Monica Vitti again stars, here cast as the wife to the manager of a factory, whose plant is suffering under the impact of a worker's strike. She has just been involved in a terrible car accident, and although she's physically recovered, she is, as her husband complains, not quite right. In fact, she's crippled by neuroses, almost schizophrenic, as she literally cringes and recoils at the oppressive, rusting, decayed, and polluted world around her, which Antonioni frames so that it visually presses in on her from all sides. In his films, empty space carries as much weight as heavy concrete. She ponders opening a ceramics shop, and explains to an only slightly less disaffected engineer (Richard Harris) that she must choose just the right color for the shop--something "neutral," she says, as she shows him the paint samples she's splashed on the wall. Of course, her world is filled with neutral colors--browns and grays, primarily--and so whenever Antonioni introduces a splash of bright red, or a delirious purple, a flag should be raised in the viewer's mind. But the reddest room, low-ceilinged, hidden in the back of a shack sitting on a foggy pier, is gaudy and almost shameful, and it's where Vitti, her husband, and their friends gather for a debauched party that sits temptingly on the verge of an all-out orgy. This kind of debauchery has been chronicled in Italian 60's cinema before, most notably in Fellini's La Dolce Vita, but the way Antonioni treats it is telling. The couples find the encounter rife with sexy possibilities, but Antonioni doesn't: he's noticing how gaudily the paint is splashed on these rotting old planks, how Vitti and Harris have a slightly distant, haunted look about them, how the biggest lech in the room is almost reptilian in his movements, and that the cold, bottomless ocean is only just below them; most of all he points out how truly awkward and desperate they seem. When another couple arrives to peer down into the room, the partygoers--either middle-aged or approaching middle-age, and lying on their sides and backs like children in a cramped playroom--seem briefly self-aware, before they try to lure that visiting couple into their lustful self-delusion.

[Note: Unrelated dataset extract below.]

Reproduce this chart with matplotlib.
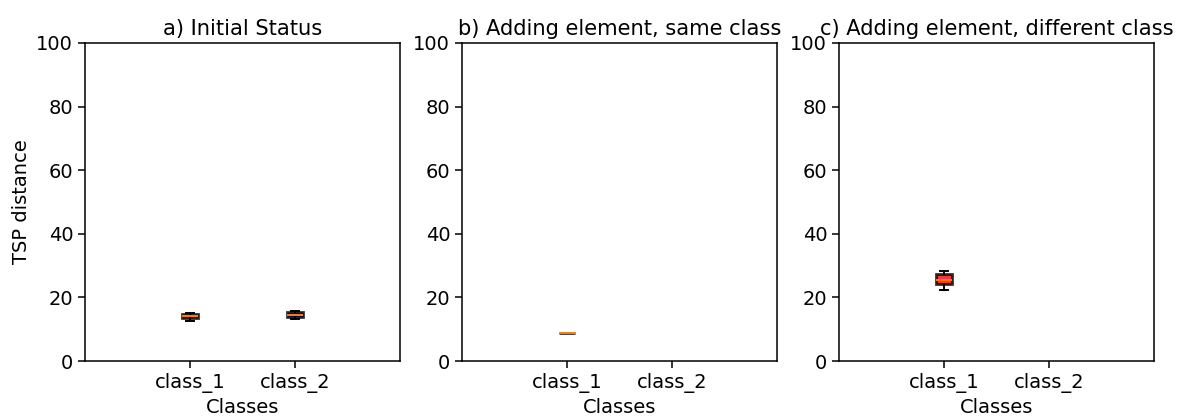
import matplotlib
matplotlib.use("Agg")
import matplotlib.pyplot as plt

# values (min, q1, median, q3, max)
class_names = ["class_1", "class_2"]
titles = ["a) Initial Status", "b) Adding element, same class",
          "c) Adding element, different class"]

initial_class_1 = [12.7, 13.4, 14.0, 14.7, 15.1]
initial_class_2 = [13.2, 13.9, 14.5, 15.3, 15.7]
same_class_1 = [8.8, 8.8, 8.8, 8.8, 8.8]
same_class_2 = []
diff_class_1 = [22.3, 24.2, 25.5, 27.4, 28.4]
diff_class_2 = []

panels = [
    [initial_class_1, initial_class_2],
    [same_class_1, same_class_2],
    [diff_class_1, diff_class_2],
]
box_colors = ["red", "blue"]


def draw_panel(ax, data, title):
    for i, values in enumerate(data):
        if not values:
            continue
        bp = ax.boxplot([values], positions=[i + 1], widths=0.15,
                        whis=(0, 100), patch_artist=True, showfliers=False,
                        medianprops={"linewidth": 1.4},
                        whiskerprops={"linewidth": 1.4},
                        capprops={"linewidth": 1.4})
        for box in bp["boxes"]:
            box.set_facecolor(box_colors[i])
            box.set_edgecolor("black")
            box.set_linewidth(2)
            box.set_alpha(0.8)
    ax.set_xlim(0, 3)
    ax.set_ylim(0, 100)
    ax.set_xticks([1, 2])
    ax.set_xticklabels(class_names)
    ax.tick_params(labelsize=14, length=5, width=1.1)
    for spine in ax.spines.values():
        spine.set_linewidth(1.1)
    ax.set_xlabel("Classes", fontsize=14, labelpad=4)
    ax.set_title(title, fontsize=15.1)


def main():
    fig = plt.figure(figsize=(11.96, 4.19), dpi=100)
    lefts = [85, 462, 839]
    axes = []
    for left in lefts:
        axes.append(fig.add_axes([left / 1196, 58 / 419, 315 / 1196, 318 / 419]))
    for ax, data, title in zip(axes, panels, titles):
        draw_panel(ax, data, title)
    axes[0].set_ylabel("TSP distance", fontsize=14)
    fig.savefig("out.png", dpi=100)


if __name__ == "__main__":
    main()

It's delusion in which Antonioni is most interested: his central characters, often played by Vitti, seem to have broken that spell, suddenly facing a universe which is cruel and meaningless, and which no one else can see. That--and the fact that we're all in it alone. The most powerful, almost supernatural image in the film is a vision Vitti has while standing in the foggy harbor with her friends, all of them having just fled the proximity of an arriving ship that's being quarantined: Vitti sees each of her companions slowly absorbed by the mist, one at a time, while they stand, frozen, staring at her. It's one of many iconic images in Antonioni's filmography, but perhaps the closest he comes to actually visualizing that nothingness which is assaulting his characters. But the cruelty can also come from other people. She tries to explain it to Harris: "If you pinch me, only I suffer..." Even her son can be cruel, though indirectly, when he leads his mother to believing, for a day, that he's become paralyzed by polio. When she discovers him standing, perfectly healthy, on top of his bed, she's relieved, overwhelmed with gratitude; and then struck by horror--not just that a trick was played on her, but that her own child could so carelessly thrust her into such an awful alternate reality. It's just another one of her epiphanies, as the film chronicles Vitti's deterioration on the path to a grim "enlightenment."

Antonioni would subsequently challenge himself by taking his approach to different cultures: first to swinging London with Blow-Up, then to American campus radicalism with Zabriskie Point. Red Desert feels like the last film in a series, mastering his themes, or, perhaps, just finally expressing something he'd been trying to get at for the past several films. You might prefer any of those other films (me, I'll take La Notte), but one thing that strikes me about Red Desert is the feeling that the director has finally scratched that itch. He's gotten out what he's been wanting to say, and now he can move on--if only a little bit.